By Gabrielle Tétrault-Farber
GENEVA, Switzerland (Reuters) – Russian figure skater Kamila Valieva’s doping case, a scandal that rocked the sport and cast a shadow over her country’s already embattled anti-doping system, will start to be heard by the Court of Arbitration for Sport (CAS) on Tuesday.
Nineteen months after Valieva helped the Russian Olympic Committee (ROC) win gold in the team event at the 2022 Beijing Games despite testing positive for a banned substance, her competitors are still awaiting justice.
“Given the significant delay, justice seems to have been defeated because the athletes — including Valieva herself, the Russian team and the other teams who stand to obtain medals — haven’t had their medal ceremony,” U.S. Anti-Doping Agency (USADA) CEO Travis Tygart told Reuters.
“You just can’t possibly attempt to replace what’s been lost by the athletes who right now are holding empty medal boxes.”
Valieva was 15 when she became the first woman to complete a quadruple jump at the Olympics in the team event.
A day later it emerged that the teenager had tested positive for trimetazidine, designed to prevent angina, at the Russian national championships in December 2021, just weeks before the Olympics.

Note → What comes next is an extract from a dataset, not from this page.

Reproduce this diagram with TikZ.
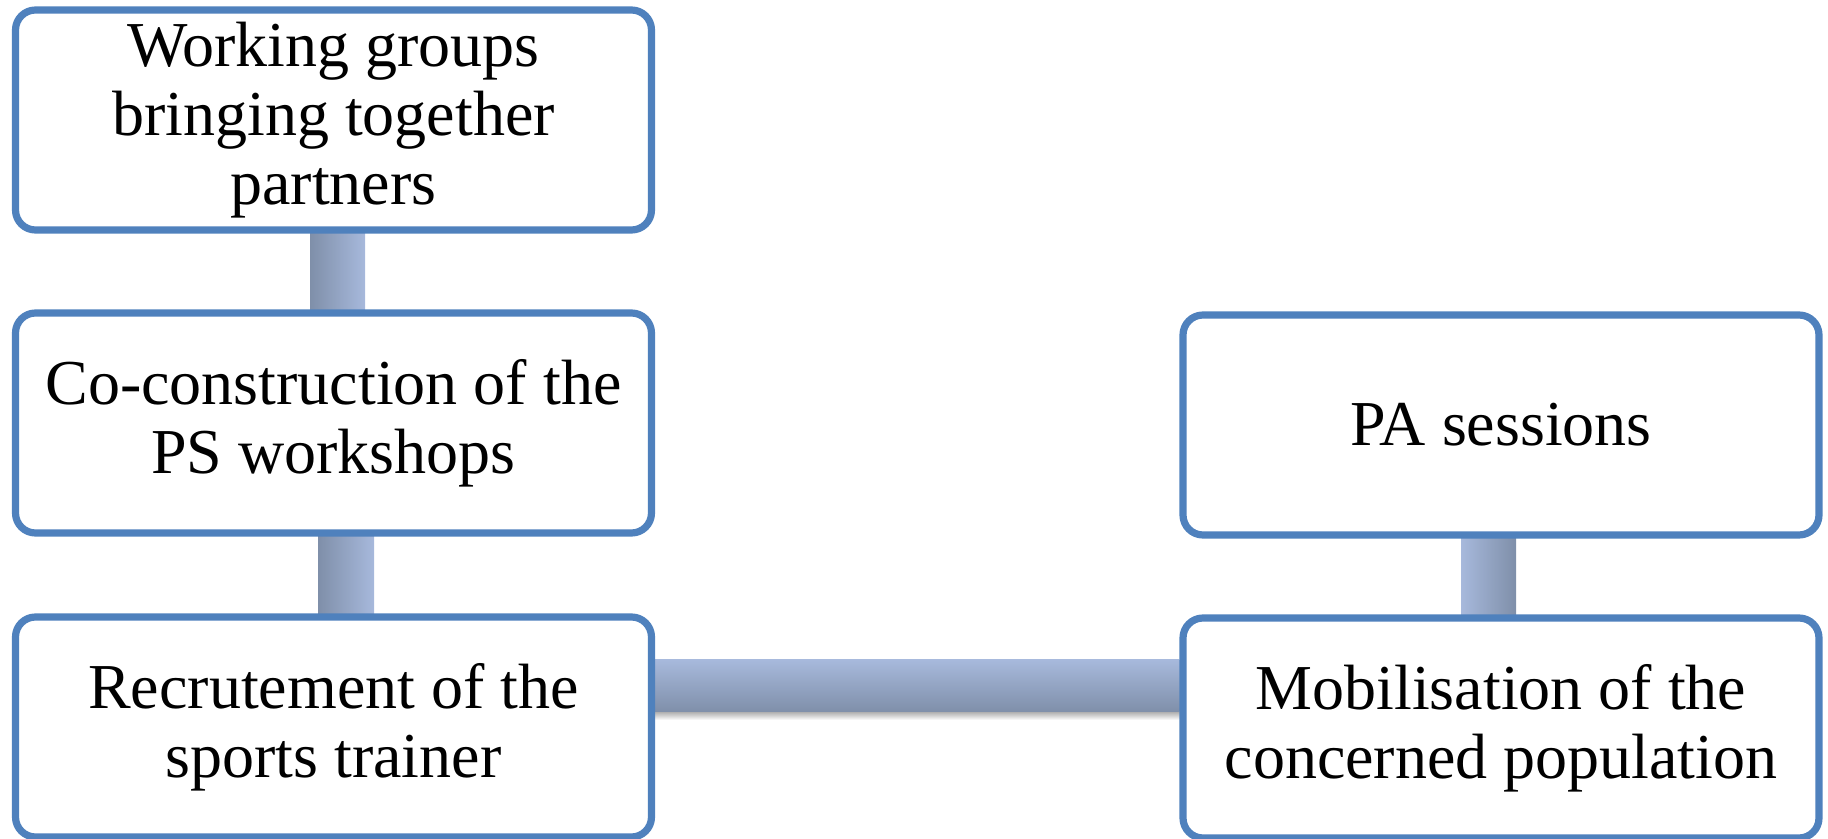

The International Olympic Committee (IOC) authorised Valieva to take part in the women’s single event despite her positive test but said medals for the team event would not be allocated until her case was settled.
The Russian anti-doping agency (RUSADA) disciplinary commission found that Valieva had committed a violation for which she bore “no fault or negligence.”
She was not sanctioned but her results from the national championships on the day she tested positive were voided.
RUSADA, the World Anti-Doping Agency (WADA) and the International Skating Union (ISU) are all challenging this decision at sport’s highest court CAS in Lausanne, Switzerland, in a three-day hearing.
‘APPROPRIATE CONSEQUENCES’
RUSADA said it was seeking “the appropriate consequences” for the skater’s offence, while WADA wants a four-year ban for Valieva that would include voiding her results from Beijing. This effectively would deny ROC their team event gold medal.
ISU also wants to see Valieva banned for the violation.
“We want a just outcome of the case, based on the facts,” WADA spokesperson James Fitzgerald said in a statement.
CAS said the parties to the proceedings did not want a public hearing and denied a request by the silver medal-winning U.S. team to have an observer attend on their behalf.
Vincent Zhou, one of the U.S. skaters, said in a statement on Monday that the global anti-doping system was “failing athletes.”
“An open and transparent hearing would go a long way towards helping athletes understand any decision that is rendered,” he said.
“Transparency would build confidence in a global anti-doping system that has lost the trust of its most important stakeholders: athletes.”
Valieva and representatives of RUSADA will not travel to Lausanne to be heard by the court, appearing via video link instead.
CAS has said it was unclear when a ruling would be announced. Anti-doping experts do not expect it for months.